%%

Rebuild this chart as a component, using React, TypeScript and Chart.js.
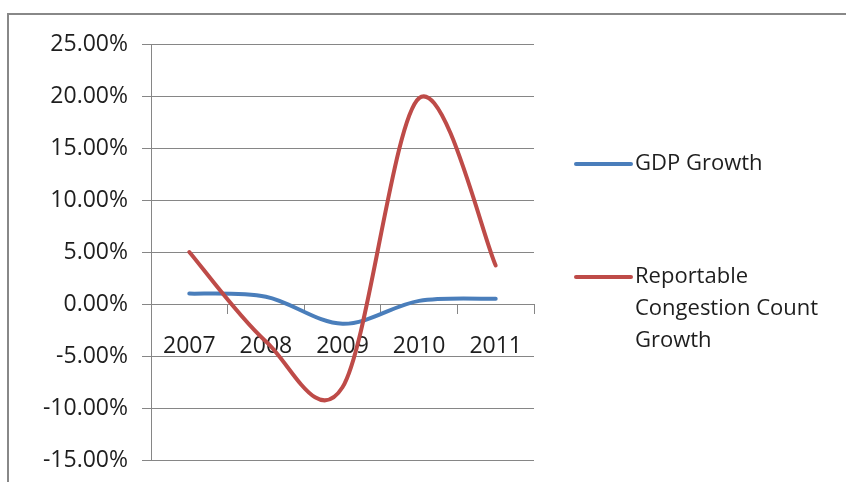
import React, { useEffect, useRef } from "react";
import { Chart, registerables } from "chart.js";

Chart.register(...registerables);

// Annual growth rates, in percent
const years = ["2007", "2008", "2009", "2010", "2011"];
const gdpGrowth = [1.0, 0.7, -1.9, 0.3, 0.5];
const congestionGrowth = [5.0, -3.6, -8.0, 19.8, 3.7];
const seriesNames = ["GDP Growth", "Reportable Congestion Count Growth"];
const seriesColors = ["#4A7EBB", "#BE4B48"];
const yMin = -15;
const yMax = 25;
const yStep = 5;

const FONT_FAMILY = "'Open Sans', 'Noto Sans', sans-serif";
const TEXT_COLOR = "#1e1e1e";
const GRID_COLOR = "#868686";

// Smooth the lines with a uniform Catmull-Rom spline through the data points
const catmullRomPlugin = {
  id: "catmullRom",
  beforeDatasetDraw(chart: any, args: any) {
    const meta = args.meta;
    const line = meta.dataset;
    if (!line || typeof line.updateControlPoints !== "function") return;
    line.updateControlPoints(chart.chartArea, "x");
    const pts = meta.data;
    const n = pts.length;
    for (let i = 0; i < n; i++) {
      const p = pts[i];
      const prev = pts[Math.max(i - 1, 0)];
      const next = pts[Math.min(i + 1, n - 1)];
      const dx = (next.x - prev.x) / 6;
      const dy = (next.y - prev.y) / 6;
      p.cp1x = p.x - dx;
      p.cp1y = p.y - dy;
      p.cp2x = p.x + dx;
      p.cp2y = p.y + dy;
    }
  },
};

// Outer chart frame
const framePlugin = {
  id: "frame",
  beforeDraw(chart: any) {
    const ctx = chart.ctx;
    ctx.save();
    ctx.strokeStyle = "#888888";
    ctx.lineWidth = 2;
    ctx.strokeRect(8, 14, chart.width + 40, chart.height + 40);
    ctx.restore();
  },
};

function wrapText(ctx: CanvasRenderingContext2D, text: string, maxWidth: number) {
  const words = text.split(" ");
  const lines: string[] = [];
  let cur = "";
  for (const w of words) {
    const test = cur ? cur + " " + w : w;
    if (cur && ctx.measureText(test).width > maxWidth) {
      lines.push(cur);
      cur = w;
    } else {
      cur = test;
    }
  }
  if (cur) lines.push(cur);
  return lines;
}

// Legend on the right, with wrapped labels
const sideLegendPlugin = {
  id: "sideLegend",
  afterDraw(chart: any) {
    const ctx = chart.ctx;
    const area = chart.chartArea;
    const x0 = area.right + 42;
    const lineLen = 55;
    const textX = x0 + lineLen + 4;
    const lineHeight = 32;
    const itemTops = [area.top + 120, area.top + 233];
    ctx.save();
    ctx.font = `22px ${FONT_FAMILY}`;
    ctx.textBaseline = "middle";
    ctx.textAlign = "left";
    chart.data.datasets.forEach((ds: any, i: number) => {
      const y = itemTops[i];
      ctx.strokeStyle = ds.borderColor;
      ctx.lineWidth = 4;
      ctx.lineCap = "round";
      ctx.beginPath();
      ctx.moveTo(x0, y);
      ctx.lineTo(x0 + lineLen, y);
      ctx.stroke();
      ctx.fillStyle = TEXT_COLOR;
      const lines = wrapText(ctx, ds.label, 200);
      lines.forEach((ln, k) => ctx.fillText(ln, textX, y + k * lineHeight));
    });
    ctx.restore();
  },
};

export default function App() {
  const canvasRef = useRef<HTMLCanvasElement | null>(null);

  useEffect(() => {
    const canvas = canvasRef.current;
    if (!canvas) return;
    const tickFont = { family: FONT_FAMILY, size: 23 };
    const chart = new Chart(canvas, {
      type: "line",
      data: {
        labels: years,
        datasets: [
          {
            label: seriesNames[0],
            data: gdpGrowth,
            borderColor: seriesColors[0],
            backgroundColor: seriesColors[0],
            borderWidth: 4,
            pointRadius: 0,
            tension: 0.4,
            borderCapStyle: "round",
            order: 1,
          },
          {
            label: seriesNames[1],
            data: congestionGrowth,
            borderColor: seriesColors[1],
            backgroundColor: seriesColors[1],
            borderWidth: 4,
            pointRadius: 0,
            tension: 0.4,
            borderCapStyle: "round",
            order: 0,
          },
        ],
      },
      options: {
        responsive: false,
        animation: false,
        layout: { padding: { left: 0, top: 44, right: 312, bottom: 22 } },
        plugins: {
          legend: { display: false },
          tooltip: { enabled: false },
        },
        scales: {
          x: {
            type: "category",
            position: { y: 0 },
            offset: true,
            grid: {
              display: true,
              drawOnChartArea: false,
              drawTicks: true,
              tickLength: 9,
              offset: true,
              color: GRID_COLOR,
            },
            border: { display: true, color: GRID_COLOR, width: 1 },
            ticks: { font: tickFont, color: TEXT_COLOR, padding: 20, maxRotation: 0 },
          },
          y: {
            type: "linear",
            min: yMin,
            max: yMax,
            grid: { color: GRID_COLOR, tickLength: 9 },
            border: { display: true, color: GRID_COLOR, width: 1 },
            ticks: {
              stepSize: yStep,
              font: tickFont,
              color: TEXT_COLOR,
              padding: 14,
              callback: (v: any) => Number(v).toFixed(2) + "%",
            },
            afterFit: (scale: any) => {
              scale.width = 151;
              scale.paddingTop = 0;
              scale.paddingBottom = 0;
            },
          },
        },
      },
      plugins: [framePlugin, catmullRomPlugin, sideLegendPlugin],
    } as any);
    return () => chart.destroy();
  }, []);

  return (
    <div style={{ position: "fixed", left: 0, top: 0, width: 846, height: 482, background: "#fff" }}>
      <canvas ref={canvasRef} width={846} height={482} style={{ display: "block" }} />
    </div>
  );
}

%%

### SHORT PROBLEM
Images should not appear in the copy; retype the listing above exactly.

### ANSWER FOR THE TASK
Rebuild this chart as a component, using React, TypeScript and Chart.js.
import React, { useEffect, useRef } from "react";
import { Chart, registerables } from "chart.js";

Chart.register(...registerables);

// Annual growth rates, in percent
const years = ["2007", "2008", "2009", "2010", "2011"];
const gdpGrowth = [1.0, 0.7, -1.9, 0.3, 0.5];
const congestionGrowth = [5.0, -3.6, -8.0, 19.8, 3.7];
const seriesNames = ["GDP Growth", "Reportable Congestion Count Growth"];
const seriesColors = ["#4A7EBB", "#BE4B48"];
const yMin = -15;
const yMax = 25;
const yStep = 5;

const FONT_FAMILY = "'Open Sans', 'Noto Sans', sans-serif";
const TEXT_COLOR = "#1e1e1e";
const GRID_COLOR = "#868686";

// Smooth the lines with a uniform Catmull-Rom spline through the data points
const catmullRomPlugin = {
  id: "catmullRom",
  beforeDatasetDraw(chart: any, args: any) {
    const meta = args.meta;
    const line = meta.dataset;
    if (!line || typeof line.updateControlPoints !== "function") return;
    line.updateControlPoints(chart.chartArea, "x");
    const pts = meta.data;
    const n = pts.length;
    for (let i = 0; i < n; i++) {
      const p = pts[i];
      const prev = pts[Math.max(i - 1, 0)];
      const next = pts[Math.min(i + 1, n - 1)];
      const dx = (next.x - prev.x) / 6;
      const dy = (next.y - prev.y) / 6;
      p.cp1x = p.x - dx;
      p.cp1y = p.y - dy;
      p.cp2x = p.x + dx;
      p.cp2y = p.y + dy;
    }
  },
};

// Outer chart frame
const framePlugin = {
  id: "frame",
  beforeDraw(chart: any) {
    const ctx = chart.ctx;
    ctx.save();
    ctx.strokeStyle = "#888888";
    ctx.lineWidth = 2;
    ctx.strokeRect(8, 14, chart.width + 40, chart.height + 40);
    ctx.restore();
  },
};

function wrapText(ctx: CanvasRenderingContext2D, text: string, maxWidth: number) {
  const words = text.split(" ");
  const lines: string[] = [];
  let cur = "";
  for (const w of words) {
    const test = cur ? cur + " " + w : w;
    if (cur && ctx.measureText(test).width > maxWidth) {
      lines.push(cur);
      cur = w;
    } else {
      cur = test;
    }
  }
  if (cur) lines.push(cur);
  return lines;
}

// Legend on the right, with wrapped labels
const sideLegendPlugin = {
  id: "sideLegend",
  afterDraw(chart: any) {
    const ctx = chart.ctx;
    const area = chart.chartArea;
    const x0 = area.right + 42;
    const lineLen = 55;
    const textX = x0 + lineLen + 4;
    const lineHeight = 32;
    const itemTops = [area.top + 120, area.top + 233];
    ctx.save();
    ctx.font = `22px ${FONT_FAMILY}`;
    ctx.textBaseline = "middle";
    ctx.textAlign = "left";
    chart.data.datasets.forEach((ds: any, i: number) => {
      const y = itemTops[i];
      ctx.strokeStyle = ds.borderColor;
      ctx.lineWidth = 4;
      ctx.lineCap = "round";
      ctx.beginPath();
      ctx.moveTo(x0, y);
      ctx.lineTo(x0 + lineLen, y);
      ctx.stroke();
      ctx.fillStyle = TEXT_COLOR;
      const lines = wrapText(ctx, ds.label, 200);
      lines.forEach((ln, k) => ctx.fillText(ln, textX, y + k * lineHeight));
    });
    ctx.restore();
  },
};

export default function App() {
  const canvasRef = useRef<HTMLCanvasElement | null>(null);

  useEffect(() => {
    const canvas = canvasRef.current;
    if (!canvas) return;
    const tickFont = { family: FONT_FAMILY, size: 23 };
    const chart = new Chart(canvas, {
      type: "line",
      data: {
        labels: years,
        datasets: [
          {
            label: seriesNames[0],
            data: gdpGrowth,
            borderColor: seriesColors[0],
            backgroundColor: seriesColors[0],
            borderWidth: 4,
            pointRadius: 0,
            tension: 0.4,
            borderCapStyle: "round",
            order: 1,
          },
          {
            label: seriesNames[1],
            data: congestionGrowth,
            borderColor: seriesColors[1],
            backgroundColor: seriesColors[1],
            borderWidth: 4,
            pointRadius: 0,
            tension: 0.4,
            borderCapStyle: "round",
            order: 0,
          },
        ],
      },
      options: {
        responsive: false,
        animation: false,
        layout: { padding: { left: 0, top: 44, right: 312, bottom: 22 } },
        plugins: {
          legend: { display: false },
          tooltip: { enabled: false },
        },
        scales: {
          x: {
            type: "category",
            position: { y: 0 },
            offset: true,
            grid: {
              display: true,
              drawOnChartArea: false,
              drawTicks: true,
              tickLength: 9,
              offset: true,
              color: GRID_COLOR,
            },
            border: { display: true, color: GRID_COLOR, width: 1 },
            ticks: { font: tickFont, color: TEXT_COLOR, padding: 20, maxRotation: 0 },
          },
          y: {
            type: "linear",
            min: yMin,
            max: yMax,
            grid: { color: GRID_COLOR, tickLength: 9 },
            border: { display: true, color: GRID_COLOR, width: 1 },
            ticks: {
              stepSize: yStep,
              font: tickFont,
              color: TEXT_COLOR,
              padding: 14,
              callback: (v: any) => Number(v).toFixed(2) + "%",
            },
            afterFit: (scale: any) => {
              scale.width = 151;
              scale.paddingTop = 0;
              scale.paddingBottom = 0;
            },
          },
        },
      },
      plugins: [framePlugin, catmullRomPlugin, sideLegendPlugin],
    } as any);
    return () => chart.destroy();
  }, []);

  return (
    <div style={{ position: "fixed", left: 0, top: 0, width: 846, height: 482, background: "#fff" }}>
      <canvas ref={canvasRef} width={846} height={482} style={{ display: "block" }} />
    </div>
  );
}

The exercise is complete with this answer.